WRITTEN TASK: Where a line in the listing contains the string "this", copy that line out.

↓↓↓

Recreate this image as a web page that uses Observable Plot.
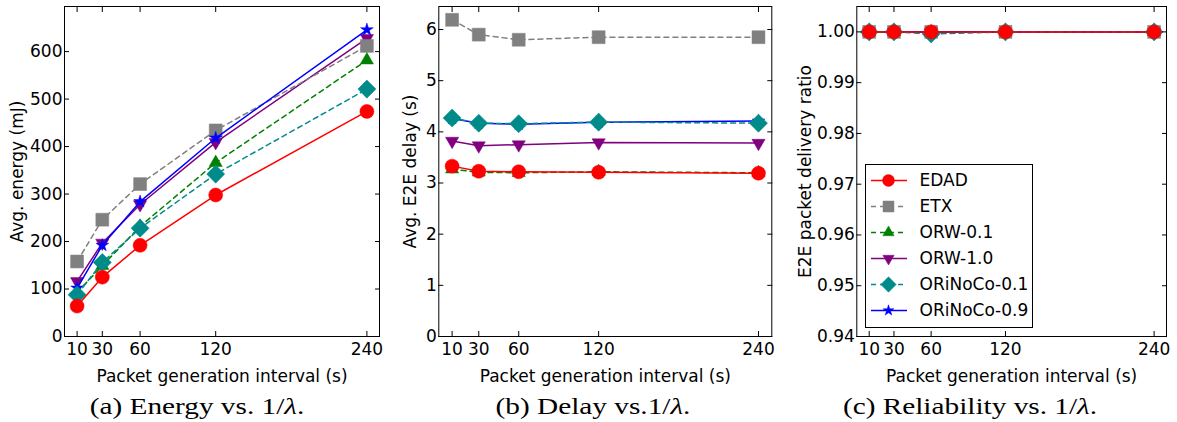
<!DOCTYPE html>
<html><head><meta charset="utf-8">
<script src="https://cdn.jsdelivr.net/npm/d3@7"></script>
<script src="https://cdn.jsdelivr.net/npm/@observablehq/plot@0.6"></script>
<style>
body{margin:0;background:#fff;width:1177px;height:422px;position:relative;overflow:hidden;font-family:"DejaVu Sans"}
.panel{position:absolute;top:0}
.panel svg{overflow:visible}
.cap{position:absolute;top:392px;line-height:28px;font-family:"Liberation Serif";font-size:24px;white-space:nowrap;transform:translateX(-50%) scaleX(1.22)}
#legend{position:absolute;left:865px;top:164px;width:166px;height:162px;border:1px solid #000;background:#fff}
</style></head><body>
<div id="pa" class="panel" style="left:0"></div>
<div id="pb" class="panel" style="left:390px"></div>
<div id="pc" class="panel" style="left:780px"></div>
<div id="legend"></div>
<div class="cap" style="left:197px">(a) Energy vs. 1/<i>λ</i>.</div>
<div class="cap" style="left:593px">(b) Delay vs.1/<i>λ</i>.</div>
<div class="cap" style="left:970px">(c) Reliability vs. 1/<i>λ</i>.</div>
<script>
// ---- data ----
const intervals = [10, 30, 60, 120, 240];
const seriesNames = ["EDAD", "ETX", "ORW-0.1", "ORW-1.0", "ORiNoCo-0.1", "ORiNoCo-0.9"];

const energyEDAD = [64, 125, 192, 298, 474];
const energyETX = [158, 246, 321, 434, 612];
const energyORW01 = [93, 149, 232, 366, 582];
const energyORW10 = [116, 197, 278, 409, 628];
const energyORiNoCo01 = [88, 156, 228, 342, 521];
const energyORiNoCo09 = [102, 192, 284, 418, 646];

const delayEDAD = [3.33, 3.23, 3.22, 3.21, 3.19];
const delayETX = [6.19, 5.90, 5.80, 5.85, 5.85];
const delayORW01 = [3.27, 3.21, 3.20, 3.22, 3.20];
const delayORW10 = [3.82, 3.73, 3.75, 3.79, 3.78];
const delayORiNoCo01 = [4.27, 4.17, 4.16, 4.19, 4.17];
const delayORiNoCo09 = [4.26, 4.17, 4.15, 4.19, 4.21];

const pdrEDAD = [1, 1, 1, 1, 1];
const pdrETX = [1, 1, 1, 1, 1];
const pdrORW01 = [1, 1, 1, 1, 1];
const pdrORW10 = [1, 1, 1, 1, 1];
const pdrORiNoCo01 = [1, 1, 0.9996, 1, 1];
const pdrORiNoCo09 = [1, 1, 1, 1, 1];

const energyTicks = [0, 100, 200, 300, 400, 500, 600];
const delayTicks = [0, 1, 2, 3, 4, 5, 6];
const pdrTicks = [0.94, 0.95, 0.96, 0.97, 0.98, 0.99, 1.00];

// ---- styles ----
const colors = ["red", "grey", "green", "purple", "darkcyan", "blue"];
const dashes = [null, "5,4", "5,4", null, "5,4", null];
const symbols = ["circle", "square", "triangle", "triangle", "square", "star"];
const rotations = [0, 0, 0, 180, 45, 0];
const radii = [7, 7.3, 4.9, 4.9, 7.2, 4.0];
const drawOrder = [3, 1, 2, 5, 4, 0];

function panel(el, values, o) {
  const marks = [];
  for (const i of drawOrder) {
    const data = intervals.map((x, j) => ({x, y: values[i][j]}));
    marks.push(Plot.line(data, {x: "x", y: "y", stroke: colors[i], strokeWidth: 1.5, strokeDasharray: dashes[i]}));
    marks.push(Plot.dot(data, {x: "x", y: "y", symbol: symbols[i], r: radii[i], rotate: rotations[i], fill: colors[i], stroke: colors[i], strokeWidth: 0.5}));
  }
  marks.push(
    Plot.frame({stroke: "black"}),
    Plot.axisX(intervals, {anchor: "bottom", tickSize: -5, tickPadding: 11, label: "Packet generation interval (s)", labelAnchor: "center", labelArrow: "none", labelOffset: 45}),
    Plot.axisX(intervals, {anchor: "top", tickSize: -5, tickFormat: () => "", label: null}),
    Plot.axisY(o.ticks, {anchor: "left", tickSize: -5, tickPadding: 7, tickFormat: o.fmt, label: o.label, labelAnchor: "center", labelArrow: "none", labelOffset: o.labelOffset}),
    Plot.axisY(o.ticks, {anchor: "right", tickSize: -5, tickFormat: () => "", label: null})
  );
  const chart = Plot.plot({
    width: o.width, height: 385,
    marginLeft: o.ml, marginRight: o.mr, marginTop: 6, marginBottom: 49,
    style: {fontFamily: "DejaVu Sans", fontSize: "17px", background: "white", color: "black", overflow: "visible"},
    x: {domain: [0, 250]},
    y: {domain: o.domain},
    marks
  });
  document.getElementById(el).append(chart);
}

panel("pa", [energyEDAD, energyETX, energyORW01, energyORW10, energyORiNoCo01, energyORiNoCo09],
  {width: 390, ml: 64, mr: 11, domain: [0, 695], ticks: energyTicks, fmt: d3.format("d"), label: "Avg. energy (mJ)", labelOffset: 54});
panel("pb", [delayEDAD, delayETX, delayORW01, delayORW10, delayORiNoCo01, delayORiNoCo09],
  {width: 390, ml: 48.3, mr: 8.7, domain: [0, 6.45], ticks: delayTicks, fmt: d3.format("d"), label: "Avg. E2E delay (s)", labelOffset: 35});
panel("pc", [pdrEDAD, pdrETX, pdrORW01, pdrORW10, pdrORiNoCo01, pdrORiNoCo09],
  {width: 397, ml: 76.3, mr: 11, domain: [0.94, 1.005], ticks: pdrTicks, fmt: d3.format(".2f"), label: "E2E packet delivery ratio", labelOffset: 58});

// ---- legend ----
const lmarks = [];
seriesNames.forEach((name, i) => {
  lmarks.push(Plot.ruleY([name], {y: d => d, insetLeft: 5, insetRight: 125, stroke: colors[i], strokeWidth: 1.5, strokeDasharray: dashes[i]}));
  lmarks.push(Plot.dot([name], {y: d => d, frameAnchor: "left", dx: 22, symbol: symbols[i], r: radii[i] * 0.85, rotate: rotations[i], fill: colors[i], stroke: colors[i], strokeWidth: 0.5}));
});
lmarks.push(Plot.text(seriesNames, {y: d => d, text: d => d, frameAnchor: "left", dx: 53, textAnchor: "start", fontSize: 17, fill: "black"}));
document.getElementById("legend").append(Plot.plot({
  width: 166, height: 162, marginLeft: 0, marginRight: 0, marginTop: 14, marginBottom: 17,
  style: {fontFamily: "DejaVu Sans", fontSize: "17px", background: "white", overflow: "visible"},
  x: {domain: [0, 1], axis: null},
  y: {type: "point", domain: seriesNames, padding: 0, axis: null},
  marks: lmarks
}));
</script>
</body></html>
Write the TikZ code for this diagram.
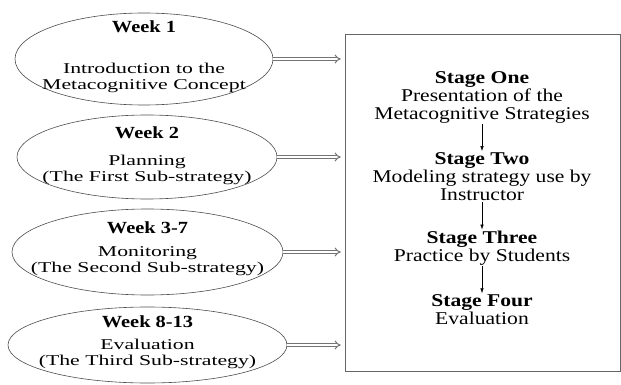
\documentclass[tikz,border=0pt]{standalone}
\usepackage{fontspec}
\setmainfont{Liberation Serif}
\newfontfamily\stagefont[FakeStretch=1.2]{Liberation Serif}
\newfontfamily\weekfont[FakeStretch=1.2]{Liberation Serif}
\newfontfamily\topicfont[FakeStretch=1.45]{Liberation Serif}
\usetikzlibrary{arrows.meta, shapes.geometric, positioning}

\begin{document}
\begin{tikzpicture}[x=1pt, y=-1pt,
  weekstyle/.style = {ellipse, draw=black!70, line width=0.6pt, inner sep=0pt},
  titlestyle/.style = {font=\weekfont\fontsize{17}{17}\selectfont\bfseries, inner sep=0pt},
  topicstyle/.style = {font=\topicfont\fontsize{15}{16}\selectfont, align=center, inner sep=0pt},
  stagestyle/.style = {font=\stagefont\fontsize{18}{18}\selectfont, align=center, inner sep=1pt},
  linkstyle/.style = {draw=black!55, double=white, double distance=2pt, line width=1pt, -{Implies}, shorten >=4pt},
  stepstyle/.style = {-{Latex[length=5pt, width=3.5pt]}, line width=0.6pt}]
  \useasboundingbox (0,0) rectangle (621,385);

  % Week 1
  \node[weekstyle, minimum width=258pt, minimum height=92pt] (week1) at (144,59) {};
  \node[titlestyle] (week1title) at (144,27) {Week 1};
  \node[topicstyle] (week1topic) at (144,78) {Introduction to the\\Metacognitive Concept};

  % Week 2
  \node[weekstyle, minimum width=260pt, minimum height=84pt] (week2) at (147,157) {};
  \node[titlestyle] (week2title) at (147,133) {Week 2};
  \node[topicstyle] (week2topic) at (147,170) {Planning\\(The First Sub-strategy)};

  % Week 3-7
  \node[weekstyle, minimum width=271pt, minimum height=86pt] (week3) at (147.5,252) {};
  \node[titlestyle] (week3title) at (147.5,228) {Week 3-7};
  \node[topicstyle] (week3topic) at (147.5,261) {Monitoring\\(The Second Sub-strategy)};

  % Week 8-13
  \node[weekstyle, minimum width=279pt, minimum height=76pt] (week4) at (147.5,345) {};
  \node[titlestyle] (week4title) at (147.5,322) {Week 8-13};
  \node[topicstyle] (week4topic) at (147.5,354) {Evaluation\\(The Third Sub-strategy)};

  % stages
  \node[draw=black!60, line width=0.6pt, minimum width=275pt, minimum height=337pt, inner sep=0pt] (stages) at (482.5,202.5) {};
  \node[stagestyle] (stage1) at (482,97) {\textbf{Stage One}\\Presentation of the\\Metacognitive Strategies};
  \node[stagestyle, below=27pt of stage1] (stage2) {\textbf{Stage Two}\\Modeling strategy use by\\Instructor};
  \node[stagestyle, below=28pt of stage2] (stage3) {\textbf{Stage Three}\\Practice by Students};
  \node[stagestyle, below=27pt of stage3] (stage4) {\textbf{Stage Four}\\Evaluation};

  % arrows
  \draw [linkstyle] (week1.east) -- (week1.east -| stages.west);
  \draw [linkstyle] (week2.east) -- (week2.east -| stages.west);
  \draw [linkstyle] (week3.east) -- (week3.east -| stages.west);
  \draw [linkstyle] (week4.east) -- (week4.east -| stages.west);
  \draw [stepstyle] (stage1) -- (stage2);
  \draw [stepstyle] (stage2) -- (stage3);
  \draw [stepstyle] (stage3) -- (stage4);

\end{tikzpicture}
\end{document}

↑↑↑

ANSWER BELOW:
Recreate this image as a web page that uses Observable Plot.
Write the TikZ code for this diagram.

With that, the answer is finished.